I made these same arguments on Steemit back before the hard fork. Quality is subjective, but it's subjective in a groupthink sense, as you mentioned.
I don't believe this for a minute:
The Infinite Monkey Theorem states: that a monkey hitting keys at random on a typewriter keyboard for an infinite amount of time will eventually write Shakespeare.
While there are a lot of good things in this post, the Infinite Monkey Theorem has not been proven. Nor can it be. It's just something to say that sounds pithy, and it illustrates your point really. What people like en masse isn't quality. People aren't beating down the doors to read Shakespeare, Dickens, and the Bronte Sisters. But they'll waste half their day on Facebook looking at cat memes and the eating habits of strangers. Post that kind of content on Hive and see what happens.

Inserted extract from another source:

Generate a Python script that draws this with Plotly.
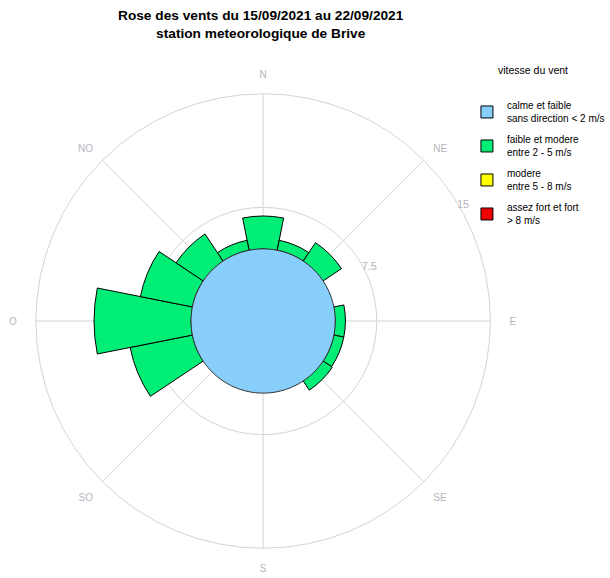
import plotly.graph_objects as go

# Data
directions = [0, 22.5, 45, 67.5, 90, 112.5, 135, 157.5, 180, 202.5, 225, 247.5, 270, 292.5, 315, 337.5]
calm_value = 4.76
moderate_values = [2.17, 0.67, 1.46, 0.0, 0.67, 0.67, 0.73, 0.0, 0.0, 0.0, 0.0, 4.19, 6.40, 3.50, 2.15, 0.67]
dir_tickvals = [0, 45, 90, 135, 180, 225, 270, 315]
dir_labels = ["N", "NE", "\u00a0\u00a0E", "SE", "S", "SO", "O\u00a0\u00a0", "NO"]
radial_ticks = [7.5, 15]
radial_ticklabels = ["7.5", "15"]
legend_names = [
    "calme et faible<br>sans direction < 2 m/s",
    "faible et modere<br>entre 2 - 5 m/s",
    "modere<br>entre 5 - 8 m/s",
    "assez fort et fort<br>> 8 m/s",
]
colors = ["#87CEFA", "#00EE76", "#FFFF00", "#EE0000"]

FONT = "Liberation Sans, Arial, sans-serif"
GRID = "#d4d4d4"
TICKC = "#b4b4bc"

fig = go.Figure()

# calm circle (outline traced around the full circle at the calm value)
circle_theta = [i * 2 for i in range(181)]
fig.add_trace(go.Scatterpolar(
    r=[calm_value] * len(circle_theta), theta=circle_theta,
    mode="lines", fill="toself", fillcolor=colors[0],
    line=dict(color="#333333", width=1),
    name=legend_names[0], legendgroup="a", showlegend=False, hoverinfo="skip",
))
fig.add_trace(go.Barpolar(
    r=[None], theta=[0],
    marker=dict(color=colors[0], line=dict(color="#000000", width=1)),
    name=legend_names[0], legendgroup="a",
))
nz = [(d, v) for d, v in zip(directions, moderate_values) if v > 0]
fig.add_trace(go.Barpolar(
    r=[v for d, v in nz], theta=[d for d, v in nz], width=[22.5] * len(nz),
    base=[calm_value] * len(nz),
    marker=dict(color=colors[1], line=dict(color="#000000", width=1)),
    name=legend_names[1], legendgroup="b",
))
fig.add_trace(go.Barpolar(
    r=[None], theta=[0],
    marker=dict(color=colors[2], line=dict(color="#000000", width=1)),
    name=legend_names[2], legendgroup="c",
))
fig.add_trace(go.Barpolar(
    r=[None], theta=[0],
    marker=dict(color=colors[3], line=dict(color="#000000", width=1)),
    name=legend_names[3], legendgroup="d",
))

fig.update_layout(
    width=610, height=578,
    margin=dict(l=0, r=0, t=0, b=0),
    paper_bgcolor="white",
    font=dict(family=FONT, size=10, color="black"),
    polar=dict(
        domain=dict(x=[36 / 610, 492 / 610], y=[(578 - 549) / 578, (578 - 93) / 578]),
        bgcolor="white",
        barmode="overlay",
        angularaxis=dict(
            rotation=90, direction="clockwise",
            tickmode="array", tickvals=dir_tickvals, ticktext=dir_labels,
            showgrid=True, gridcolor=GRID, gridwidth=1,
            showline=True, linecolor=GRID, linewidth=1,
            ticks="outside", ticklen=11, tickcolor="rgba(0,0,0,0)",
            tickfont=dict(size=10, color=TICKC, family=FONT),
        ),
        radialaxis=dict(
            range=[0, 15], tickmode="array", tickvals=radial_ticks, ticktext=radial_ticklabels,
            showgrid=True, gridcolor=GRID, gridwidth=1,
            showline=False, ticks="", angle=33, tickangle=33,
            tickfont=dict(size=11, color=TICKC, family=FONT),
        ),
    ),
    showlegend=True,
    legend=dict(
        x=0.768, y=0.84, xanchor="left", yanchor="top",
        font=dict(size=10, family=FONT), tracegroupgap=5,
        bgcolor="rgba(0,0,0,0)",
    ),
    annotations=[
        dict(text="<b>Rose des vents du 15/09/2021 au 22/09/2021<br>station meteorologique de Brive</b>",
             x=262 / 610, y=1 - 6 / 578, xref="paper", yref="paper",
             xanchor="center", yanchor="top", showarrow=False,
             font=dict(size=13.7, family=FONT, color="black")),
        dict(text="vitesse du vent", x=535 / 610, y=1 - 70 / 578, xref="paper", yref="paper",
             xanchor="center", yanchor="middle", showarrow=False,
             font=dict(size=10.5, family=FONT, color="black")),
    ],
)

fig.write_html("out.html", post_script="document.body.style.margin='0';",
               config={"displayModeBar": False})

Hive has its problems and the only people who don't know it are Hive maxis. Here are some of the top ones:
- Whale cliques
- Upvote/downvote circles
- Downvote wars
- Echo chamber
That said, there are also some good things about Hive. Where else can you go to write solid long-form content that people will actually read and you have a reasonable chance at earning something from it? While most people writing on Hive won't earn respectable income, the ability to take what you earn and sock it away to earn more over time is incredible. Earn from $1 to $5 per post, put half of that into an interest-bearing account earning 20 percent APR and stake the other half. Keep doing that and see where you're at in a year, or two years. Keep going at it through the next bull run and see where it's at.
For comparison's sake, do the same thing on Facebook, Instagram, and Snapchat and see what you have after the same period of time.
I think spending a lot of time talking about how to get more people on Hive is a waste. When they get here, what will happen to the quality of the content? Will the "quality" squad like it? Or will they downvote it because it doesn't meet their standards? Many people have already left over these issues. Frankly, I'd rather have a smaller group of loyalists to read who church out great content on the regular than a million users posting mediocre content, generating AI content that looks like Facebook stuff, and plagiarizing what they found at Medium.
I followed you because I like your profile. Keep up the good work.
I really appreciate the long thoughtful commentary after a post as well. One of the best parts of the platform is the exchange between people. Unlike most decentralized social platforms, I don't have to pay a $10 gas fee to have this exchange. There's plenty wrong and right about Hive.
This was ultimately part of a discussion from the other day that I had with a friend of mine on the platform.
In any case, I'm glad to see that it's only the maxis that aren't tired of the endless Hive posts. I enjoy it and think it's worth advocating for, but man, there's more to life. Followed you back. Thank you.
Yeah, I don't think there's any value to an echo chamber. Hive is the best thing we've got for long-term content earnings, IMO. I've tried several of the other platforms and nothing else comes close to achieving all the benefits of blockchain-based social media. Still, it can be improved.
I'm looking forward to reading more of your content.